§ WHAT THIS TASK INVOLVES
Quote all entries exactly, leaving pictures aside.

§ Plotting code records
────
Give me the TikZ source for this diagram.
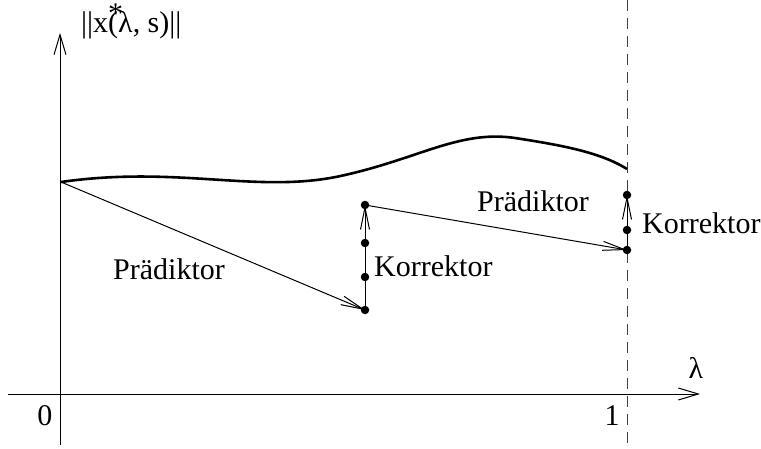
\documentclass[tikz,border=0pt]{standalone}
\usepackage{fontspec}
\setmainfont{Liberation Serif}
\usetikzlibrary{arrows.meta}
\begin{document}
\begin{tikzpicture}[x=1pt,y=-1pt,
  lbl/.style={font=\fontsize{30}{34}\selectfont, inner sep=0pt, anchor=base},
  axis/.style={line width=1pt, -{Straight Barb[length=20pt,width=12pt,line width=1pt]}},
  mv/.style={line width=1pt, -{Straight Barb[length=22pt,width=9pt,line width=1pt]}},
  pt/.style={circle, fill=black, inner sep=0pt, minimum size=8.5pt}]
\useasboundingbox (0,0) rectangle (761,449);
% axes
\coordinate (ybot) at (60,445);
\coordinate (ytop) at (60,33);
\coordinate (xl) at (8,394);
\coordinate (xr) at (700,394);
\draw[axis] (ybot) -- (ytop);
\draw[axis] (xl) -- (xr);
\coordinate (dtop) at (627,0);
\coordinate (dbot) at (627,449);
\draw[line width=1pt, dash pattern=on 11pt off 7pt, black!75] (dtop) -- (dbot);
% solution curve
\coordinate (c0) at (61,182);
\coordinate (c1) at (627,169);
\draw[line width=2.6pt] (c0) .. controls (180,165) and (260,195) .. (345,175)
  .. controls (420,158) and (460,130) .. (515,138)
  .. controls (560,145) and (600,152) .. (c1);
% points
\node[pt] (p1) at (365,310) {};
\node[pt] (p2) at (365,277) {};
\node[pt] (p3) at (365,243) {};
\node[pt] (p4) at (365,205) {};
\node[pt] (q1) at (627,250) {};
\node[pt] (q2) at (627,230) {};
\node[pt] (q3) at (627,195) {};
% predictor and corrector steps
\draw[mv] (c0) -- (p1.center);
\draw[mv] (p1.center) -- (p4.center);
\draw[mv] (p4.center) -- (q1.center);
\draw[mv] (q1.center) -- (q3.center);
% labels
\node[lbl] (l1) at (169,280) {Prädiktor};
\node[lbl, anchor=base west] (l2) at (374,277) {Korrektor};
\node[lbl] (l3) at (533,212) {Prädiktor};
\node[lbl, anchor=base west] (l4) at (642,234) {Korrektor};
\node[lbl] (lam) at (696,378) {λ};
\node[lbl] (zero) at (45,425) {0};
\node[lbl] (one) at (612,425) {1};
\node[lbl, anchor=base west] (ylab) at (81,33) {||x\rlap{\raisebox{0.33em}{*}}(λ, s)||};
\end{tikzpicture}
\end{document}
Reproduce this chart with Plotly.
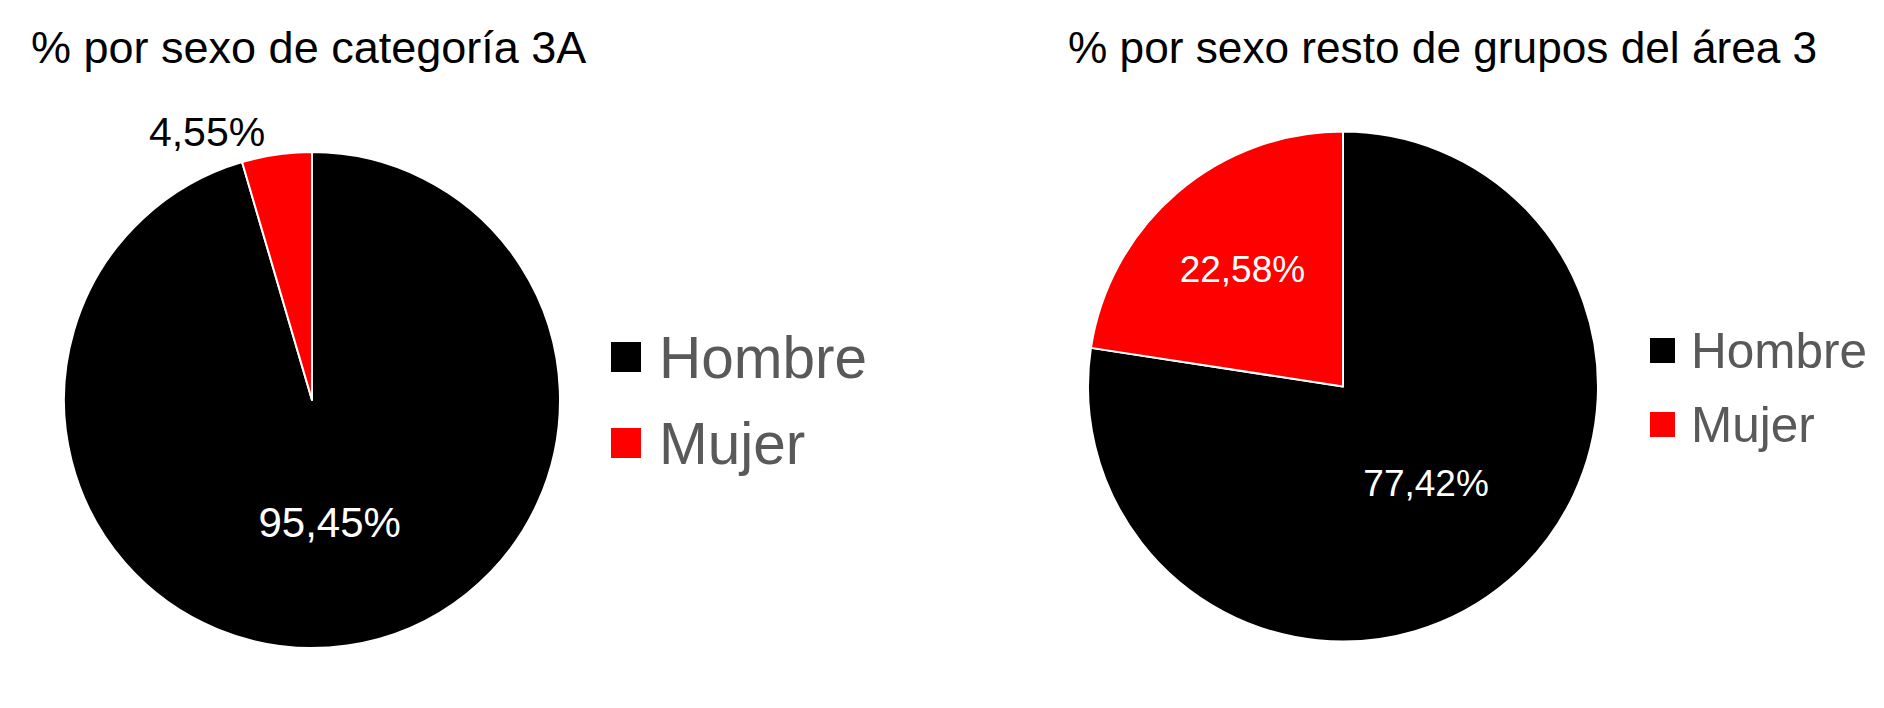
────
§ COMPLETE OUTPUT
Give me the TikZ source for this diagram.
\documentclass[tikz,border=0pt]{standalone}
\usepackage{fontspec}
\setmainfont{Liberation Serif}
\usetikzlibrary{arrows.meta}
\begin{document}
\begin{tikzpicture}[x=1pt,y=-1pt,
  lbl/.style={font=\fontsize{30}{34}\selectfont, inner sep=0pt, anchor=base},
  axis/.style={line width=1pt, -{Straight Barb[length=20pt,width=12pt,line width=1pt]}},
  mv/.style={line width=1pt, -{Straight Barb[length=22pt,width=9pt,line width=1pt]}},
  pt/.style={circle, fill=black, inner sep=0pt, minimum size=8.5pt}]
\useasboundingbox (0,0) rectangle (761,449);
% axes
\coordinate (ybot) at (60,445);
\coordinate (ytop) at (60,33);
\coordinate (xl) at (8,394);
\coordinate (xr) at (700,394);
\draw[axis] (ybot) -- (ytop);
\draw[axis] (xl) -- (xr);
\coordinate (dtop) at (627,0);
\coordinate (dbot) at (627,449);
\draw[line width=1pt, dash pattern=on 11pt off 7pt, black!75] (dtop) -- (dbot);
% solution curve
\coordinate (c0) at (61,182);
\coordinate (c1) at (627,169);
\draw[line width=2.6pt] (c0) .. controls (180,165) and (260,195) .. (345,175)
  .. controls (420,158) and (460,130) .. (515,138)
  .. controls (560,145) and (600,152) .. (c1);
% points
\node[pt] (p1) at (365,310) {};
\node[pt] (p2) at (365,277) {};
\node[pt] (p3) at (365,243) {};
\node[pt] (p4) at (365,205) {};
\node[pt] (q1) at (627,250) {};
\node[pt] (q2) at (627,230) {};
\node[pt] (q3) at (627,195) {};
% predictor and corrector steps
\draw[mv] (c0) -- (p1.center);
\draw[mv] (p1.center) -- (p4.center);
\draw[mv] (p4.center) -- (q1.center);
\draw[mv] (q1.center) -- (q3.center);
% labels
\node[lbl] (l1) at (169,280) {Prädiktor};
\node[lbl, anchor=base west] (l2) at (374,277) {Korrektor};
\node[lbl] (l3) at (533,212) {Prädiktor};
\node[lbl, anchor=base west] (l4) at (642,234) {Korrektor};
\node[lbl] (lam) at (696,378) {λ};
\node[lbl] (zero) at (45,425) {0};
\node[lbl] (one) at (612,425) {1};
\node[lbl, anchor=base west] (ylab) at (81,33) {||x\rlap{\raisebox{0.33em}{*}}(λ, s)||};
\end{tikzpicture}
\end{document}
Reproduce this chart with Plotly.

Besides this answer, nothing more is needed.